Farhad Mostowfi, Farshad Fotouhi & Anthony Aristar,
Wayne State University

OntoGloss: An Ontology-based Annotation Tool

In this paper, we present OntoGloss. OntoGloss is an ontology based annotation tool that uses pre-defined concepts in ontology to markup a document. The difference between regular annotation and ontology-based annotation is that in the former, the annotation is a plain text that is collected based on a fixed structure3, while in the later, the annotation is a set of instances of classes and relations based on the domain ontology. In ontology-based annotation , the annotation process is assigning the annotated text to a concept (instantiating a class) in the ontology or to a data type or relating it to another annotated text (instantiating a relation). Such annotation is in line with the requirements suggested in2 and provides expressive adequacy, semantic adequacy, incrementality, uniformity, openness, extensibility, human readability, processability (explicitness) and consistency.

OntoGloss is a stand-off annotator that annotates documents at every granularity level, from the document level down to the morpheme's level. Its web interface and drag and drop functionality, lets the user browse any textual document and easily annotate it with classes from available ontologies.
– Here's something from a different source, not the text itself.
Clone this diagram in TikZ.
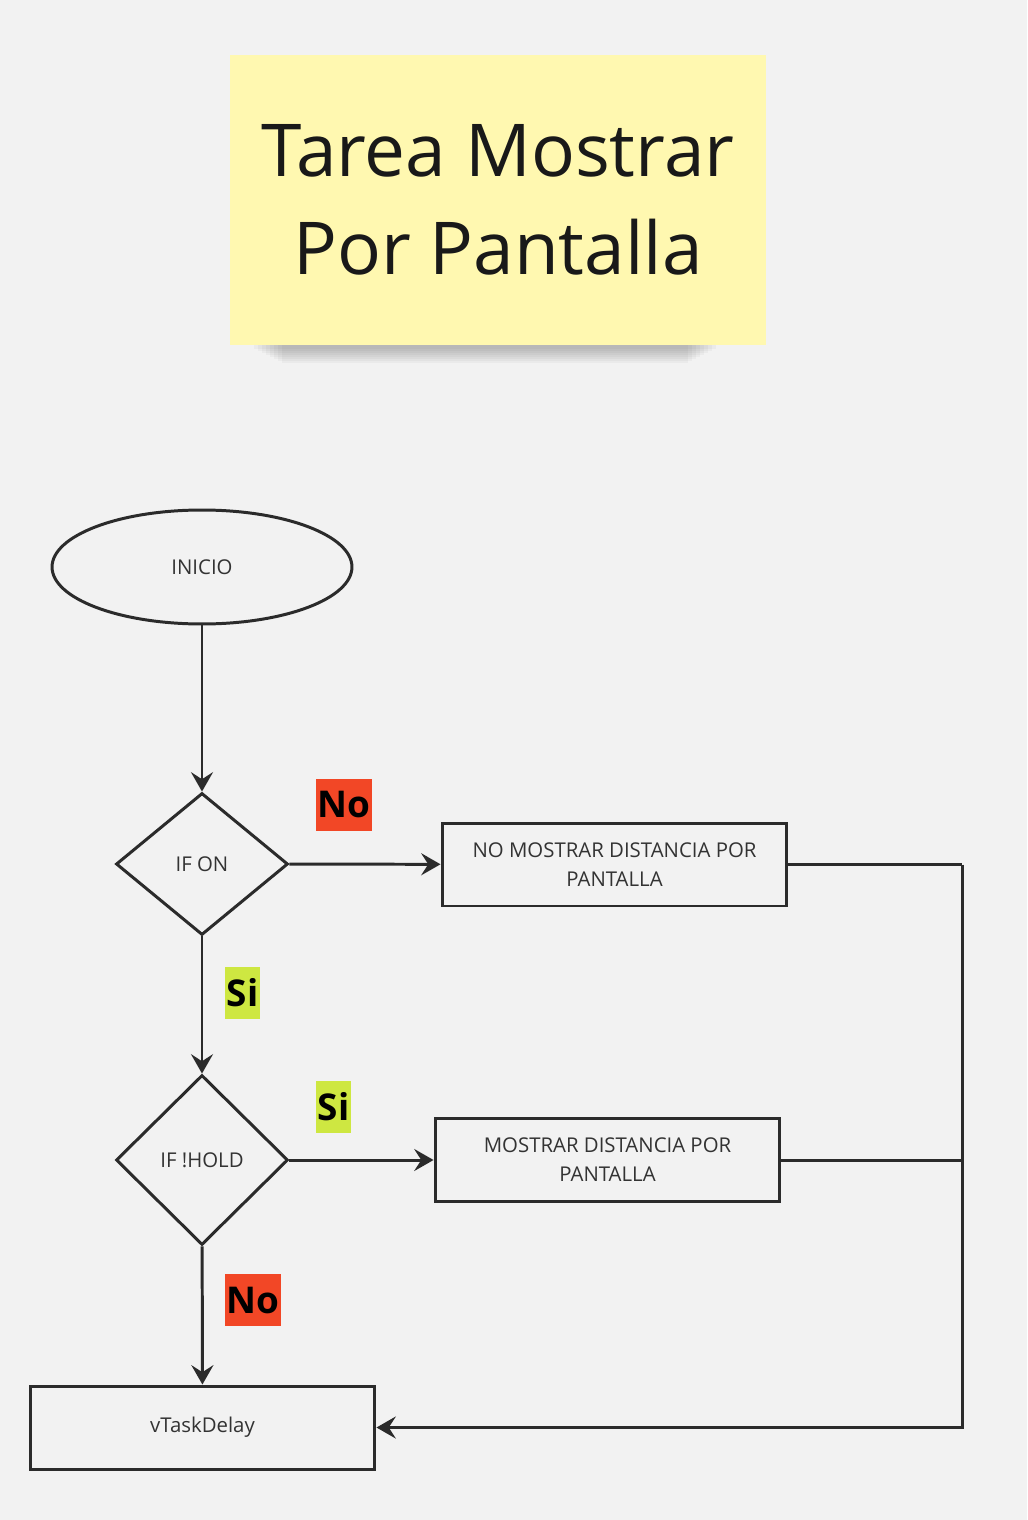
\documentclass[tikz,border=0pt]{standalone}
\usepackage{fontspec}
\setmainfont{Open Sans}
\usetikzlibrary{positioning, shapes.geometric, arrows.meta}
\definecolor{fondo}{HTML}{F2F2F2}
\definecolor{trazo}{HTML}{2B2B2B}
\definecolor{texto}{HTML}{333333}
\definecolor{amarillo}{HTML}{FFF8B0}
\definecolor{rojo}{HTML}{F24726}
\definecolor{verde}{HTML}{CEE741}
\tikzset{
	linea/.style={draw=trazo, line width=1.7pt},
	flecha/.style={linea, -{Stealth[length=11pt, width=12.5pt, inset=4pt]}},
	texto chico/.style={text=texto, font=\fontsize{11.6}{16.5}\selectfont, align=center},
	caja/.style={rectangle, linea, texto chico, minimum width=6.9cm, minimum height=1.66cm},
	decision/.style={diamond, linea, texto chico, minimum width=3.44cm, minimum height=2.84cm, aspect=1.21, inner sep=0pt},
	etiqueta/.style={text=black, font=\fontsize{21}{21}\selectfont\bfseries, inner xsep=1pt, inner ysep=0pt, minimum height=1.04cm},
}
\begin{document}
\begin{tikzpicture}[x=0.02cm, y=-0.02cm]
			\useasboundingbox[fill=fondo] (0,0) rectangle (1027,1520);
			% nota
			\foreach \i in {1,...,8}
				\fill[black, opacity=0.03] (250+\i*4, 340) rectangle (720-\i*4, 347+\i*2);
			\node[fill=amarillo, minimum width=10.72cm, minimum height=5.8cm, inner sep=0pt, align=center, text=black!90, font=\fontsize{41.5}{56}\selectfont] (titulo) at (498,200) {Tarea Mostrar\\Por Pantalla};
			% diagrama
			\node[ellipse, linea, texto chico, minimum width=6cm, minimum height=2.28cm, inner sep=0pt] (inicio) at (202,567) {INICIO};
			\node[decision] (ifon) at (202,864) {IF ON};
			\node[decision, minimum height=3.4cm, aspect=1.01] (ifhold) at (202,1160) {IF !HOLD};
			\node[caja] (nomostrar) at (614.5,864.5) {NO MOSTRAR DISTANCIA POR\\PANTALLA};
			\node[caja] (mostrar) at (607.5,1160) {MOSTRAR DISTANCIA POR\\PANTALLA};
			\node[caja] (delay) at (202.5,1427.5) {vTaskDelay};
			\coordinate (esquina) at (962,864.5);
			\draw[flecha] (inicio) -- (ifon);
			\draw[flecha] (ifon) -- (nomostrar);
			\draw[flecha] (ifon) -- (ifhold);
			\draw[flecha] (ifhold) -- (mostrar);
			\draw[flecha] (ifhold) -- (delay);
			\draw[linea] (nomostrar.east) -- (esquina);
			\draw[flecha] (esquina) |- (delay.east);
			\draw[linea] (mostrar.east) -- (mostrar.east -| esquina);
			% etiquetas
			\node[etiqueta, fill=rojo] (no1) at (344,805) {No};
			\node[etiqueta, fill=verde] (si1) at (242.5,993) {Si};
			\node[etiqueta, fill=verde] (si2) at (333.5,1107) {Si};
			\node[etiqueta, fill=rojo] (no2) at (253,1300) {No};
		\end{tikzpicture}
\end{document}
Annotated data is exported into RDF format, which is a data model for the metadata based on XML. RDF data can be loaded into an RDF repository for querying and retrieval. RDF as the main storage and exchange method makes knowledge in the field portable to other applications and readable by machine as well as by human. Each annotated document could be linked to a language code, so that one can extract all material on a particular language.

OntoGloss uses the linguistic knowledge gathered through annotation by the community to automatically annotate other documents. For any annotated page, a set of RDF triples is created and saved in the database. On the next visit to the same document, OntoGloss retrieves all the triples for the page from the database and marks all the annotated sections. As long as the structure of the document does not change dramatically (which is usually the case in linguistics) this would create the same annotated sections. OntoGloss uses Uniform Resource Identifies (URI) to identify resources and represents relations between them. It keeps annotations separate from the actual documents and supports two modes of operations: local and remote. In the local mode, annotated data is saved locally and is used in annotating documents that are visited for the first time. In the remote or shared annotation server mode, linguist can add his/her annotated data to a server for the community to use.

In this paper, we will show how we used GOLD ontology1 to annotate documents with OntoGloss. We will also show how the annotated data is loaded into an RDF repository for querying and retrieval. Then we will explain about auto-annotation. We will also show how we can link a lexical reference system like WordNet to OntoGloss to facilitate the annotation process.

[1] Farrar, S. and Langendoen, T. A Linguistic Ontology for the Semantic Web , GLOT        International 7(3), 97-100, 2003.
[2] Ide, N., Romary, L., de la Clergerie, E. (2003). International Standard for a Linguistic        Annotation Framework. Proceedings of HLT-NAACL'03 Workshop on The Software        Engineering and Architecture of Language Technology, Edmunton.
[3] Staab, S., Handschuh, S., Madche, A. Metadata and the Semantic Web - and CREAM        (Extended Abstract of Invited Talk). In Proceedings of the DELOS-2001 workshop.        September 8-9, 2001, Darmstadt, ERCIM, 2001.